>> begin Information supplied
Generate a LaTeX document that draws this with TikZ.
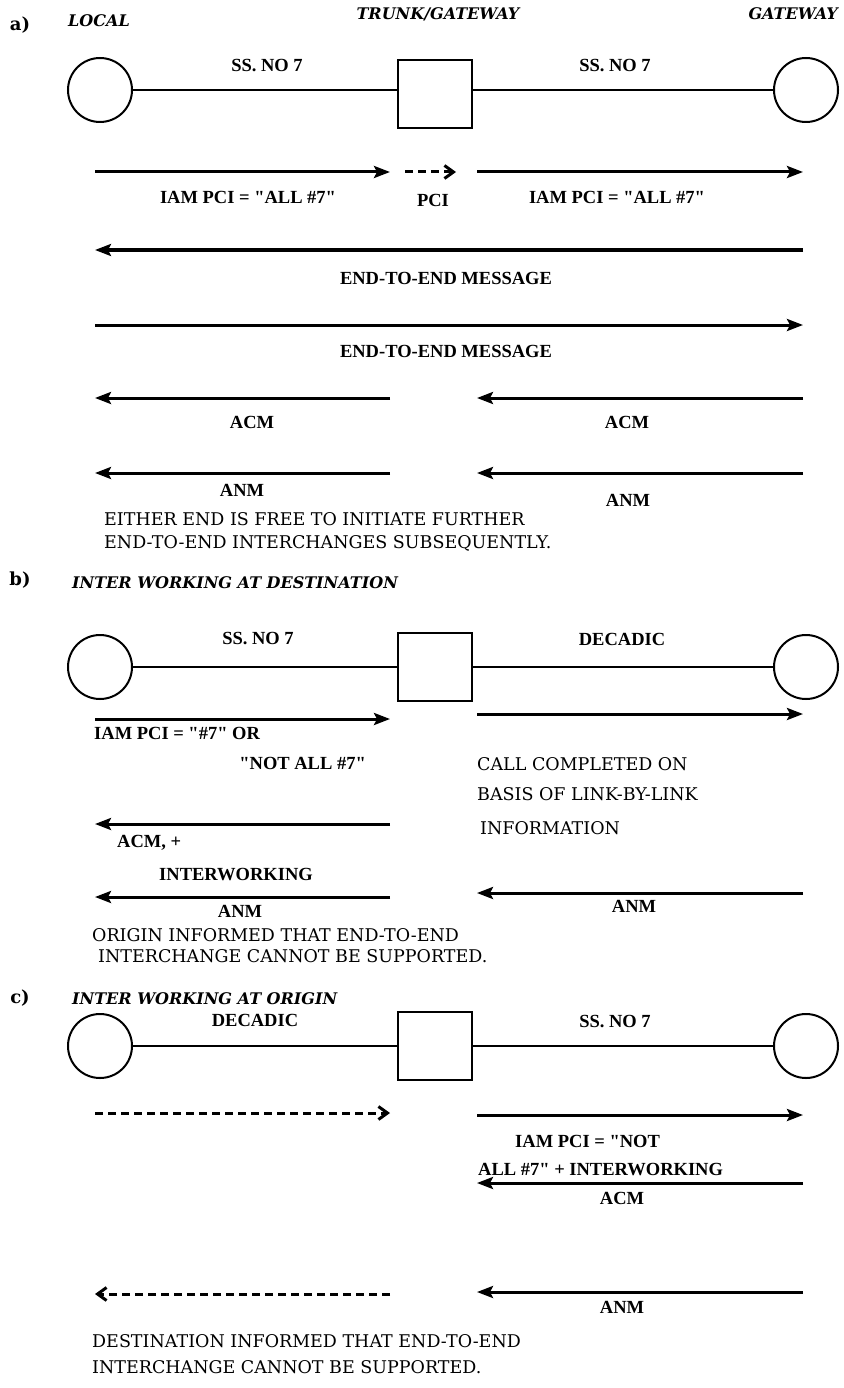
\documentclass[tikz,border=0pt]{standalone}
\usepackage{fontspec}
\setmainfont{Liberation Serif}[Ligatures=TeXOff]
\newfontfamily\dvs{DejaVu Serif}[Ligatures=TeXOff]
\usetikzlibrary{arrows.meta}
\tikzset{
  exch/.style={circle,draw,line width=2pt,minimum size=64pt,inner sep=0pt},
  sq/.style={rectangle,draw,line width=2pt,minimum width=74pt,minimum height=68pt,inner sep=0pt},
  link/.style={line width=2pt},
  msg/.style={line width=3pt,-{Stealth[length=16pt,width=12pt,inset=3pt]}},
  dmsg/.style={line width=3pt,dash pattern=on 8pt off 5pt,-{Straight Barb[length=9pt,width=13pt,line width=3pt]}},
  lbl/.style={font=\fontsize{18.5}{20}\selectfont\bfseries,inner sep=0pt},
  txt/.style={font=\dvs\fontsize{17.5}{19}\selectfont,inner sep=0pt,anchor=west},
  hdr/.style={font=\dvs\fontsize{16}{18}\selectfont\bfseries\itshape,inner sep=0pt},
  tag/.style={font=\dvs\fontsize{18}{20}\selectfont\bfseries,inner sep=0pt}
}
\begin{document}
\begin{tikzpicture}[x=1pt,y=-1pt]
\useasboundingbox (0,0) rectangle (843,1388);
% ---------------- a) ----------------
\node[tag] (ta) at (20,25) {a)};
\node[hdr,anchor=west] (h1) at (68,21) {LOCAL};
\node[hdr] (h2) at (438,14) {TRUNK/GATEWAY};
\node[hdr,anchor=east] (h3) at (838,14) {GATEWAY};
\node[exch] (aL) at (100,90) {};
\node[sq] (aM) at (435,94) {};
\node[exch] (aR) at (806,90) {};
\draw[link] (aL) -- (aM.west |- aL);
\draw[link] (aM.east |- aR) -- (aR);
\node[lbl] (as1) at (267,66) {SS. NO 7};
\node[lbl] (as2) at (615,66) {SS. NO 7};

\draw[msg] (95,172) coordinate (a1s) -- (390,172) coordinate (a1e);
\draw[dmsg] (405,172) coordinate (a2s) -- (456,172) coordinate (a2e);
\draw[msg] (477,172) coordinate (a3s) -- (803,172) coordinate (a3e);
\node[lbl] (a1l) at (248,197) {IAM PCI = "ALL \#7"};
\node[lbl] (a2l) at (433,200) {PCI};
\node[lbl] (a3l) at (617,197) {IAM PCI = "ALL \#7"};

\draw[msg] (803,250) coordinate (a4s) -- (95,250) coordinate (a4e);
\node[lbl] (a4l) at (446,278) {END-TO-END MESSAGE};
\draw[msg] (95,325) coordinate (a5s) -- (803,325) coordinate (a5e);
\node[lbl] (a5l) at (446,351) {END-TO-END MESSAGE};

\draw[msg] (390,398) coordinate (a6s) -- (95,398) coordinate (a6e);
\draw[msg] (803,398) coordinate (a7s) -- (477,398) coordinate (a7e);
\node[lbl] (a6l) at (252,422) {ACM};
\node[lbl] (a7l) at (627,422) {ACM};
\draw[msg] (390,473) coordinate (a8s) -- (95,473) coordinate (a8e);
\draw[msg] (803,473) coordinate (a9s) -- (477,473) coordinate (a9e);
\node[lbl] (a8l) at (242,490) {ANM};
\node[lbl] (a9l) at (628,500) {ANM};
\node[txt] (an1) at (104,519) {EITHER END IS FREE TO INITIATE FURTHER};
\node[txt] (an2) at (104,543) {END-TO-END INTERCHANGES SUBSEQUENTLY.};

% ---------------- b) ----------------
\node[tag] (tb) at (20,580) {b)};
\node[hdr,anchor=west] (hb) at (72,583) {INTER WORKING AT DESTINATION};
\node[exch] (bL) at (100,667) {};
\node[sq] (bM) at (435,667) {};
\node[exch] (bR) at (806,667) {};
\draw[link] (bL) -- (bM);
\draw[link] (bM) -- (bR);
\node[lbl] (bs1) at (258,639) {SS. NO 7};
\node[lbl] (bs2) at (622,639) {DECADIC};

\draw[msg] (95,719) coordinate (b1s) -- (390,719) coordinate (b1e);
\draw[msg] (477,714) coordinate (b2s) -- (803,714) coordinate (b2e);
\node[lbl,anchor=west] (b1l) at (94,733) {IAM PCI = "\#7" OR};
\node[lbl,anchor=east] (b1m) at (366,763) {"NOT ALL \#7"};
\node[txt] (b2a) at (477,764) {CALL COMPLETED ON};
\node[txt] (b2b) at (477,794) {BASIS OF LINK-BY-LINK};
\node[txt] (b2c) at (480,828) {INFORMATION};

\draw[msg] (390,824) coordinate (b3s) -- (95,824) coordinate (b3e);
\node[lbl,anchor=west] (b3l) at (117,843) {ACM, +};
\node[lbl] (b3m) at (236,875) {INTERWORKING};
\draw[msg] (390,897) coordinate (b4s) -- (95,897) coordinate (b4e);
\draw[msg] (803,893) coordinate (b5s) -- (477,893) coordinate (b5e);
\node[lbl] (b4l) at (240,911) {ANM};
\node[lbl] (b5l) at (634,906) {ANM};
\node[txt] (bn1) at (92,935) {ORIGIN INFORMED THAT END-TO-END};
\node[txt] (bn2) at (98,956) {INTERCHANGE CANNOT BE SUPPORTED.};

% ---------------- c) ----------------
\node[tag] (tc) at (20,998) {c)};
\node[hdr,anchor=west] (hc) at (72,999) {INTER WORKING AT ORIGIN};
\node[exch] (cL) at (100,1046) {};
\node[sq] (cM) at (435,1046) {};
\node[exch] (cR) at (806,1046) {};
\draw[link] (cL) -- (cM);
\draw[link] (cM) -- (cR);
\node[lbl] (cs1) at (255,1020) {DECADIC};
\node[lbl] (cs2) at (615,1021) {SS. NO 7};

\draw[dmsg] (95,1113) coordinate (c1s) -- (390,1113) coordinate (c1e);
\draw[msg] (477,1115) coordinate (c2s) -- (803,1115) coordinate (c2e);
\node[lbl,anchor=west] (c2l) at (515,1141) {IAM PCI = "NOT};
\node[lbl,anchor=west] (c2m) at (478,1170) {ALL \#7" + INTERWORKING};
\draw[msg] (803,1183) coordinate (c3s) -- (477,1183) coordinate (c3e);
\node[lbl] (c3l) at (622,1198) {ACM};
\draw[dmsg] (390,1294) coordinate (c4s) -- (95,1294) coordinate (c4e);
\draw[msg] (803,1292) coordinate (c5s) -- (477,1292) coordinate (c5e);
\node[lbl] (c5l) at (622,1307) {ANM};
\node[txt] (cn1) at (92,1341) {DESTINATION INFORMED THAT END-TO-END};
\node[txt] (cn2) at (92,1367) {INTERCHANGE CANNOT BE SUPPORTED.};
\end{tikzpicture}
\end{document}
>> end Information supplied
**Exercise task:** Take the listing above and restate it word for word, without its pictures.

**Answer to the exercise:**
Generate a LaTeX document that draws this with TikZ.
\documentclass[tikz,border=0pt]{standalone}
\usepackage{fontspec}
\setmainfont{Liberation Serif}[Ligatures=TeXOff]
\newfontfamily\dvs{DejaVu Serif}[Ligatures=TeXOff]
\usetikzlibrary{arrows.meta}
\tikzset{
  exch/.style={circle,draw,line width=2pt,minimum size=64pt,inner sep=0pt},
  sq/.style={rectangle,draw,line width=2pt,minimum width=74pt,minimum height=68pt,inner sep=0pt},
  link/.style={line width=2pt},
  msg/.style={line width=3pt,-{Stealth[length=16pt,width=12pt,inset=3pt]}},
  dmsg/.style={line width=3pt,dash pattern=on 8pt off 5pt,-{Straight Barb[length=9pt,width=13pt,line width=3pt]}},
  lbl/.style={font=\fontsize{18.5}{20}\selectfont\bfseries,inner sep=0pt},
  txt/.style={font=\dvs\fontsize{17.5}{19}\selectfont,inner sep=0pt,anchor=west},
  hdr/.style={font=\dvs\fontsize{16}{18}\selectfont\bfseries\itshape,inner sep=0pt},
  tag/.style={font=\dvs\fontsize{18}{20}\selectfont\bfseries,inner sep=0pt}
}
\begin{document}
\begin{tikzpicture}[x=1pt,y=-1pt]
\useasboundingbox (0,0) rectangle (843,1388);
% ---------------- a) ----------------
\node[tag] (ta) at (20,25) {a)};
\node[hdr,anchor=west] (h1) at (68,21) {LOCAL};
\node[hdr] (h2) at (438,14) {TRUNK/GATEWAY};
\node[hdr,anchor=east] (h3) at (838,14) {GATEWAY};
\node[exch] (aL) at (100,90) {};
\node[sq] (aM) at (435,94) {};
\node[exch] (aR) at (806,90) {};
\draw[link] (aL) -- (aM.west |- aL);
\draw[link] (aM.east |- aR) -- (aR);
\node[lbl] (as1) at (267,66) {SS. NO 7};
\node[lbl] (as2) at (615,66) {SS. NO 7};

\draw[msg] (95,172) coordinate (a1s) -- (390,172) coordinate (a1e);
\draw[dmsg] (405,172) coordinate (a2s) -- (456,172) coordinate (a2e);
\draw[msg] (477,172) coordinate (a3s) -- (803,172) coordinate (a3e);
\node[lbl] (a1l) at (248,197) {IAM PCI = "ALL \#7"};
\node[lbl] (a2l) at (433,200) {PCI};
\node[lbl] (a3l) at (617,197) {IAM PCI = "ALL \#7"};

\draw[msg] (803,250) coordinate (a4s) -- (95,250) coordinate (a4e);
\node[lbl] (a4l) at (446,278) {END-TO-END MESSAGE};
\draw[msg] (95,325) coordinate (a5s) -- (803,325) coordinate (a5e);
\node[lbl] (a5l) at (446,351) {END-TO-END MESSAGE};

\draw[msg] (390,398) coordinate (a6s) -- (95,398) coordinate (a6e);
\draw[msg] (803,398) coordinate (a7s) -- (477,398) coordinate (a7e);
\node[lbl] (a6l) at (252,422) {ACM};
\node[lbl] (a7l) at (627,422) {ACM};
\draw[msg] (390,473) coordinate (a8s) -- (95,473) coordinate (a8e);
\draw[msg] (803,473) coordinate (a9s) -- (477,473) coordinate (a9e);
\node[lbl] (a8l) at (242,490) {ANM};
\node[lbl] (a9l) at (628,500) {ANM};
\node[txt] (an1) at (104,519) {EITHER END IS FREE TO INITIATE FURTHER};
\node[txt] (an2) at (104,543) {END-TO-END INTERCHANGES SUBSEQUENTLY.};

% ---------------- b) ----------------
\node[tag] (tb) at (20,580) {b)};
\node[hdr,anchor=west] (hb) at (72,583) {INTER WORKING AT DESTINATION};
\node[exch] (bL) at (100,667) {};
\node[sq] (bM) at (435,667) {};
\node[exch] (bR) at (806,667) {};
\draw[link] (bL) -- (bM);
\draw[link] (bM) -- (bR);
\node[lbl] (bs1) at (258,639) {SS. NO 7};
\node[lbl] (bs2) at (622,639) {DECADIC};

\draw[msg] (95,719) coordinate (b1s) -- (390,719) coordinate (b1e);
\draw[msg] (477,714) coordinate (b2s) -- (803,714) coordinate (b2e);
\node[lbl,anchor=west] (b1l) at (94,733) {IAM PCI = "\#7" OR};
\node[lbl,anchor=east] (b1m) at (366,763) {"NOT ALL \#7"};
\node[txt] (b2a) at (477,764) {CALL COMPLETED ON};
\node[txt] (b2b) at (477,794) {BASIS OF LINK-BY-LINK};
\node[txt] (b2c) at (480,828) {INFORMATION};

\draw[msg] (390,824) coordinate (b3s) -- (95,824) coordinate (b3e);
\node[lbl,anchor=west] (b3l) at (117,843) {ACM, +};
\node[lbl] (b3m) at (236,875) {INTERWORKING};
\draw[msg] (390,897) coordinate (b4s) -- (95,897) coordinate (b4e);
\draw[msg] (803,893) coordinate (b5s) -- (477,893) coordinate (b5e);
\node[lbl] (b4l) at (240,911) {ANM};
\node[lbl] (b5l) at (634,906) {ANM};
\node[txt] (bn1) at (92,935) {ORIGIN INFORMED THAT END-TO-END};
\node[txt] (bn2) at (98,956) {INTERCHANGE CANNOT BE SUPPORTED.};

% ---------------- c) ----------------
\node[tag] (tc) at (20,998) {c)};
\node[hdr,anchor=west] (hc) at (72,999) {INTER WORKING AT ORIGIN};
\node[exch] (cL) at (100,1046) {};
\node[sq] (cM) at (435,1046) {};
\node[exch] (cR) at (806,1046) {};
\draw[link] (cL) -- (cM);
\draw[link] (cM) -- (cR);
\node[lbl] (cs1) at (255,1020) {DECADIC};
\node[lbl] (cs2) at (615,1021) {SS. NO 7};

\draw[dmsg] (95,1113) coordinate (c1s) -- (390,1113) coordinate (c1e);
\draw[msg] (477,1115) coordinate (c2s) -- (803,1115) coordinate (c2e);
\node[lbl,anchor=west] (c2l) at (515,1141) {IAM PCI = "NOT};
\node[lbl,anchor=west] (c2m) at (478,1170) {ALL \#7" + INTERWORKING};
\draw[msg] (803,1183) coordinate (c3s) -- (477,1183) coordinate (c3e);
\node[lbl] (c3l) at (622,1198) {ACM};
\draw[dmsg] (390,1294) coordinate (c4s) -- (95,1294) coordinate (c4e);
\draw[msg] (803,1292) coordinate (c5s) -- (477,1292) coordinate (c5e);
\node[lbl] (c5l) at (622,1307) {ANM};
\node[txt] (cn1) at (92,1341) {DESTINATION INFORMED THAT END-TO-END};
\node[txt] (cn2) at (92,1367) {INTERCHANGE CANNOT BE SUPPORTED.};
\end{tikzpicture}
\end{document}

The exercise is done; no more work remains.